EXPLAINER: The security flaw that’s freaked out the internet


BOSTON (AP) — Security pros say it’s one of the worst computer vulnerabilities they’ve ever seen. They say state-backed Chinese…

BOSTON (AP) — Security pros say it’s one of the worst computer vulnerabilities they’ve ever seen. They say state-backed Chinese and Iranian hackers and rogue cryptocurrency miners have already seized on it.

The Department of Homeland Security is sounding a dire alarm, ordering federal agencies to urgently eliminate the bug because it’s so easily exploitable — and telling those with public-facing networks to put up firewalls if they can’t be sure. The affected software is small and often undocumented.

Detected in an extensively used utility called Log4j, the flaw lets internet-based attackers easily seize control of everything from industrial control systems to web servers and consumer electronics. Simply identifying which systems use the utility is a prodigious challenge; it is often hidden under layers of other software.

The top U.S. cybersecurity defense official, Jen Easterly, deemed the flaw “one of the most serious I’ve seen in my entire career, if not the most serious” in a call Monday with state and local officials and partners in the private sector. Publicly disclosed last Thursday, it’s catnip for cybercriminals and digital spies because it allows easy, password-free entry.

The Cybersecurity and Infrastructure Security Agency, or CISA, which Easterly runs, stood up a resource page Tuesday to help erase a flaw it says is present in hundreds of millions of devices. Other heavily computerized countries were taking it just as seriously, with Germany activating its national IT crisis center.

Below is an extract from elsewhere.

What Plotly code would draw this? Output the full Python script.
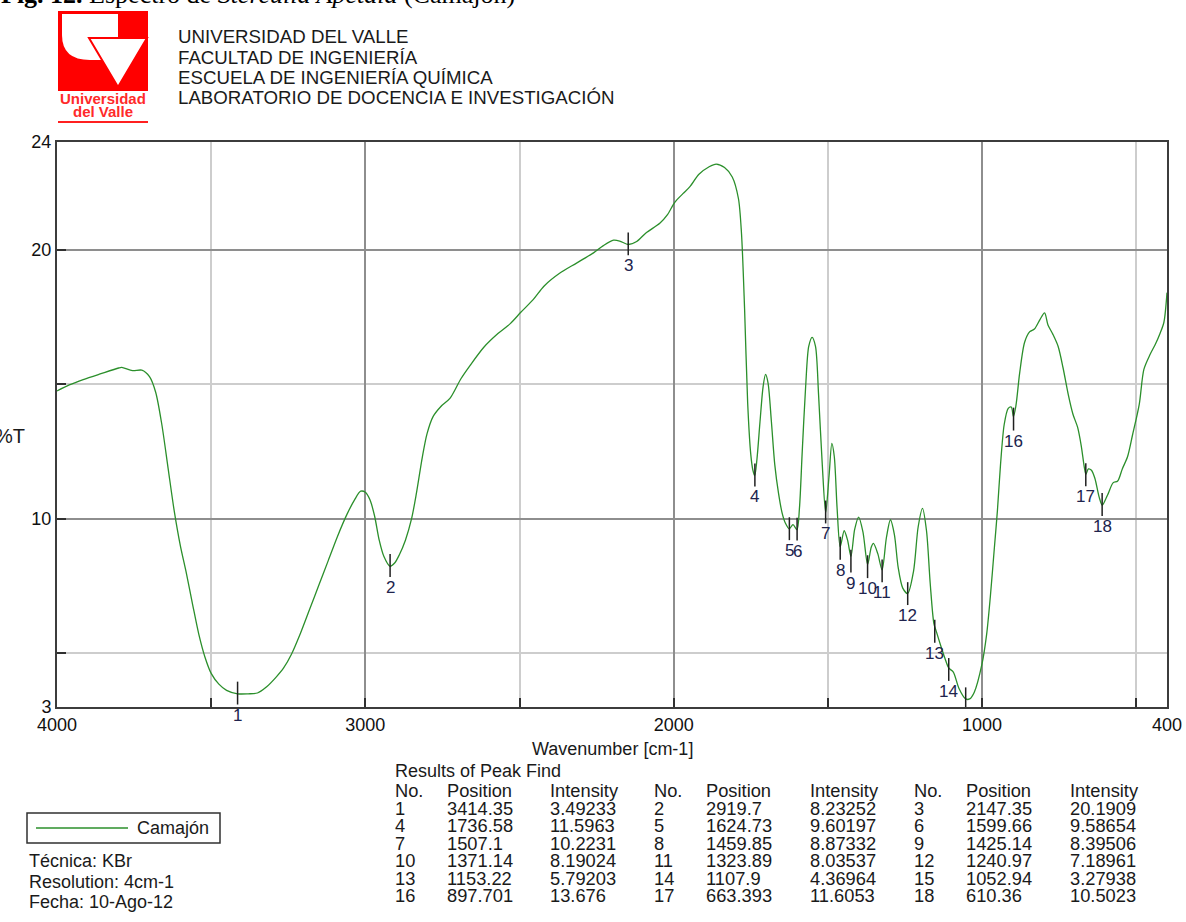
import plotly.graph_objects as go

# ---------------- spectrum data ----------------
wavenumber = [
    4000, 3960, 3915, 3860, 3800, 3790, 3755, 3725, 3700, 3680, 3660, 3640, 3620, 3600,
    3580, 3560, 3540, 3520, 3500, 3475, 3450, 3414, 3380, 3350, 3320, 3290, 3265, 3240,
    3210, 3180, 3150, 3120, 3090, 3060, 3035, 3015, 3000, 2985, 2970, 2955, 2940, 2920,
    2905, 2890, 2870, 2850, 2835, 2815, 2800, 2780, 2755, 2725, 2690, 2660, 2615, 2570,
    2530, 2495, 2455, 2420, 2370, 2315, 2260, 2228, 2195, 2175, 2147, 2120, 2090, 2045,
    2020, 1997, 1970, 1948, 1918, 1885, 1862, 1835, 1810, 1790, 1780, 1770, 1760, 1750,
    1743, 1737, 1730, 1720, 1710, 1702, 1694, 1683, 1672, 1660, 1648, 1637, 1625, 1613,
    1600, 1592, 1583, 1572, 1562, 1551, 1540, 1530, 1518, 1507, 1496, 1487, 1479, 1470,
    1460, 1447, 1436, 1425, 1413, 1400, 1386, 1371, 1359, 1352, 1338, 1324, 1310, 1297,
    1284, 1272, 1257, 1241, 1222, 1207, 1193, 1180, 1168, 1156, 1148, 1133, 1120, 1108,
    1093, 1075, 1053, 1040, 1025, 1000, 985, 973, 960, 950, 940, 928, 915, 905, 898,
    890, 878, 862, 845, 830, 812, 797, 786, 770, 753, 737, 720, 705, 690, 678, 668, 663,
    655, 645, 634, 620, 610, 598, 590, 575, 560, 545, 528, 512, 490, 475, 455, 437, 422,
    410, 400,
]
transmittance = [
    14.75, 14.97, 15.17, 15.38, 15.60, 15.62, 15.50, 15.52, 15.28, 14.70, 13.50, 11.90, 10.30, 9.00,
    7.95, 6.80, 5.70, 4.85, 4.25, 3.85, 3.62, 3.49, 3.49, 3.52, 3.75, 4.10, 4.45, 4.95,
    5.75, 6.65, 7.55, 8.45, 9.35, 10.15, 10.70, 11.02, 10.98, 10.70, 10.10, 9.20, 8.60, 8.23,
    8.35, 8.65, 9.20, 10.00, 10.90, 12.30, 13.15, 13.80, 14.17, 14.48, 15.20, 15.70, 16.38, 16.88,
    17.25, 17.68, 18.15, 18.65, 19.12, 19.50, 19.88, 20.15, 20.35, 20.32, 20.19, 20.30, 20.62, 20.98,
    21.30, 21.75, 22.08, 22.33, 22.80, 23.08, 23.18, 23.05, 22.70, 21.90, 20.60, 17.80, 14.30, 12.40,
    11.80, 11.60, 12.20, 13.60, 14.90, 15.36, 15.05, 13.60, 12.00, 10.95, 10.20, 9.82, 9.62, 9.78,
    9.59, 10.40, 12.50, 14.90, 16.40, 16.74, 16.40, 14.60, 12.00, 10.22, 11.60, 12.80, 12.30, 10.40,
    8.95, 9.55, 9.20, 8.60, 9.60, 10.06, 9.50, 8.30, 8.95, 9.08, 8.70, 8.10, 9.30, 9.96,
    9.40, 8.20, 7.42, 7.22, 8.05, 9.70, 10.38, 9.55, 7.60, 6.10, 5.80, 5.25, 4.80, 4.45,
    4.30, 3.70, 3.30, 3.30, 3.55, 4.60, 5.70, 7.10, 8.90, 10.30, 12.00, 13.50, 14.10, 14.15, 13.80,
    14.20, 15.40, 16.55, 16.95, 17.05, 17.40, 17.65, 17.20, 16.85, 16.40, 15.60, 14.60, 13.88, 13.40, 12.70, 11.90, 11.65,
    11.85, 11.80, 11.50, 10.80, 10.50, 10.75, 10.95, 11.33, 11.40, 11.85, 12.30, 13.10, 14.25, 15.55, 16.10, 16.50, 16.90,
    17.30, 18.40,
]

# ---------------- peak-find results ----------------
peak_no = list(range(1, 19))
peak_position = [3414.35, 2919.7, 2147.35, 1736.58, 1624.73, 1599.66, 1507.1, 1459.85, 1425.14,
                 1371.14, 1323.89, 1240.97, 1153.22, 1107.9, 1052.94, 897.701, 663.393, 610.36]
peak_intensity = [3.49233, 8.23252, 20.1909, 11.5963, 9.60197, 9.58654, 10.2231, 8.87332, 8.39506,
                  8.19024, 8.03537, 7.18961, 5.79203, 4.36964, 3.27938, 13.676, 11.6053, 10.5023]
peak_position_txt = ["3414.35", "2919.7", "2147.35", "1736.58", "1624.73", "1599.66", "1507.1", "1459.85",
                     "1425.14", "1371.14", "1323.89", "1240.97", "1153.22", "1107.9", "1052.94",
                     "897.701", "663.393", "610.36"]
peak_intensity_txt = ["3.49233", "8.23252", "20.1909", "11.5963", "9.60197", "9.58654", "10.2231",
                      "8.87332", "8.39506", "8.19024", "8.03537", "7.18961", "5.79203", "4.36964",
                      "3.27938", "13.676", "11.6053", "10.5023"]

x_tick_vals = [4000, 3000, 2000, 1000, 400]
x_minor_vals = [3500, 2500, 1500, 500]
y_tick_vals = [3, 10, 20, 24]
y_minor_vals = [5, 15]

header_lines = ["UNIVERSIDAD DEL VALLE", "FACULTAD DE INGENIERÍA",
                "ESCUELA DE INGENIERÍA QUÍMICA", "LABORATORIO DE DOCENCIA E INVESTIGACIÓN"]
info_lines = ["Técnica: KBr", "Resolution: 4cm-1", "Fecha: 10-Ago-12"]
series_name = "Camajón"

# ---------------- page geometry (pixels) ----------------
W, H = 1186, 922
PL, PR, PT, PB = 57, 1167, 142, 707
FONT = "Liberation Sans, Arial, sans-serif"
TXT = "#1a1a1a"
GREEN = "#2b8f2b"


def px(x):
    return (x - PL) / (PR - PL)


def py(y):
    return (PB - y) / (PB - PT)


fig = go.Figure()

fig.add_trace(go.Scatter(
    x=wavenumber, y=transmittance, mode="lines",
    line=dict(color=GREEN, width=1.3, shape="spline", smoothing=0.8),
    hoverinfo="skip", showlegend=False,
))

# short vertical markers at each found peak
mx, my = [], []
for p, inten in zip(peak_position, peak_intensity):
    mx += [p, p, None]
    my += [inten + 0.45, inten - 0.4, None]
fig.add_trace(go.Scatter(x=mx, y=my, mode="lines", line=dict(color="#202020", width=1.5),
                         hoverinfo="skip", showlegend=False, cliponaxis=False))

annotations = []
for n, p, inten in zip(peak_no, peak_position, peak_intensity):
    annotations.append(dict(x=p, y=inten - 0.4, xref="x", yref="y", text=str(n), showarrow=False,
                            xanchor="center", yanchor="top", borderpad=0,
                            font=dict(family=FONT, size=17, color="#20234d")))


def txt(x, y, s, size=18, anchor="left", color=TXT, family=FONT, yanchor="middle"):
    annotations.append(dict(x=px(x), y=py(y), xref="paper", yref="paper", text=s,
                            showarrow=False, xanchor=anchor, yanchor=yanchor,
                            font=dict(family=family, size=size, color=color)))


# title line at the very top of the page
txt(-1, 11, "<b>Fig. 12.</b> Espectro de <i>Sterculia Apetala</i> (Camajón)", size=26,
    family="Liberation Serif, Times New Roman, serif", color="#000000", yanchor="bottom")

# institution header
for i, line in enumerate(header_lines):
    txt(176, 37 + 20 * i, line, size=18.7)

# logo
shapes = []
RED = "#ff0000"
shapes.append(dict(type="rect", xref="paper", yref="paper", x0=px(58), x1=px(148), y0=py(91), y1=py(11),
                   fillcolor=RED, line=dict(width=0), layer="above"))
shapes.append(dict(type="path", xref="paper", yref="paper",
                   path=(f"M {px(62)},{py(14)} L {px(118)},{py(14)} L {px(118)},{py(60)} "
                         f"L {px(90)},{py(60)} Q {px(62)},{py(60)} {px(62)},{py(35)} Z"),
                   fillcolor="white", line=dict(width=0), layer="above"))
shapes.append(dict(type="path", xref="paper", yref="paper",
                   path=f"M {px(89)},{py(38)} L {px(147)},{py(38)} L {px(118)},{py(87)} Z",
                   fillcolor="white", line=dict(color=RED, width=2), layer="above"))
shapes.append(dict(type="line", xref="paper", yref="paper", x0=px(58), x1=px(148), y0=py(122), y1=py(122),
                   line=dict(color="#ff2020", width=2), layer="above"))
txt(103, 98, "<b>Universidad</b>", size=15, anchor="center", color="#ff2a2a")
txt(103, 112, "<b>del Valle</b>", size=15, anchor="center", color="#ff2a2a")

# axis titles
txt(27, 436, "%T", size=20, anchor="right")
txt(612, 749, "Wavenumber [cm-1]", size=18, anchor="center")

# peak table
col_x = [393, 445, 548, 652, 704, 808, 912, 964, 1068]
txt(393, 771, "Results of Peak Find", size=18)
for k, head in enumerate(["No.", "Position", "Intensity"] * 3):
    txt(col_x[k], 790, head, size=18.3)
for r in range(6):
    for c in range(3):
        i = r * 3 + c
        yy = 808 + 17.5 * r
        txt(col_x[3 * c], yy, str(peak_no[i]), size=18.3)
        txt(col_x[3 * c + 1], yy, peak_position_txt[i], size=18.3)
        txt(col_x[3 * c + 2], yy, peak_intensity_txt[i], size=18.3)

# legend box
shapes.append(dict(type="rect", xref="paper", yref="paper", x0=px(27), x1=px(220), y0=py(843), y1=py(813),
                   line=dict(color="#303030", width=1.5), fillcolor="rgba(0,0,0,0)"))
shapes.append(dict(type="line", xref="paper", yref="paper", x0=px(36), x1=px(128), y0=py(828), y1=py(828),
                   line=dict(color=GREEN, width=1.5)))
txt(135, 828, series_name, size=18)
for i, line in enumerate(info_lines):
    txt(27, 861 + 20.5 * i, line, size=18)

axis_common = dict(showline=True, linecolor="#3c3c3c", linewidth=2, mirror=True, zeroline=False,
                   automargin=False,
                   ticks="inside", ticklen=9, tickcolor="#303030", tickwidth=1.5,
                   showgrid=True, gridcolor="#8e8e8e", gridwidth=1.5,
                   tickfont=dict(family=FONT, size=18, color="#111111"))

fig.update_xaxes(range=[4000, 400], autorange=False, tickmode="array", tickvals=x_tick_vals,
                 ticktext=[str(v) for v in x_tick_vals],
                 minor=dict(tickmode="array", tickvals=x_minor_vals, showgrid=True, gridcolor="#cdcdcd",
                            gridwidth=1.5, ticks="inside", ticklen=9, tickcolor="#303030", tickwidth=1.5),
                 **axis_common)
fig.update_yaxes(range=[3, 24], autorange=False, tickmode="array", tickvals=y_tick_vals,
                 ticktext=[str(v) for v in y_tick_vals],
                 minor=dict(tickmode="array", tickvals=y_minor_vals, showgrid=True, gridcolor="#cdcdcd",
                            gridwidth=1.5, ticks="inside", ticklen=9, tickcolor="#303030", tickwidth=1.5),
                 **axis_common)

fig.update_layout(width=W, height=H, margin=dict(l=PL, r=W - PR, t=PT, b=H - PB, pad=0, autoexpand=False),
                  paper_bgcolor="white", plot_bgcolor="white", showlegend=False,
                  annotations=annotations, shapes=shapes)

fig.write_html("out.html")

A wide swath of critical industries, including electric power, water, food and beverage, manufacturing and transportation, were exposed, said Dragos, a leading industrial control cybersecurity firm. “I think we won’t see a single major software vendor in the world — at least on the industrial side — not have a problem with this,” said Sergio Caltagirone, the company’s vice president of threat intelligence.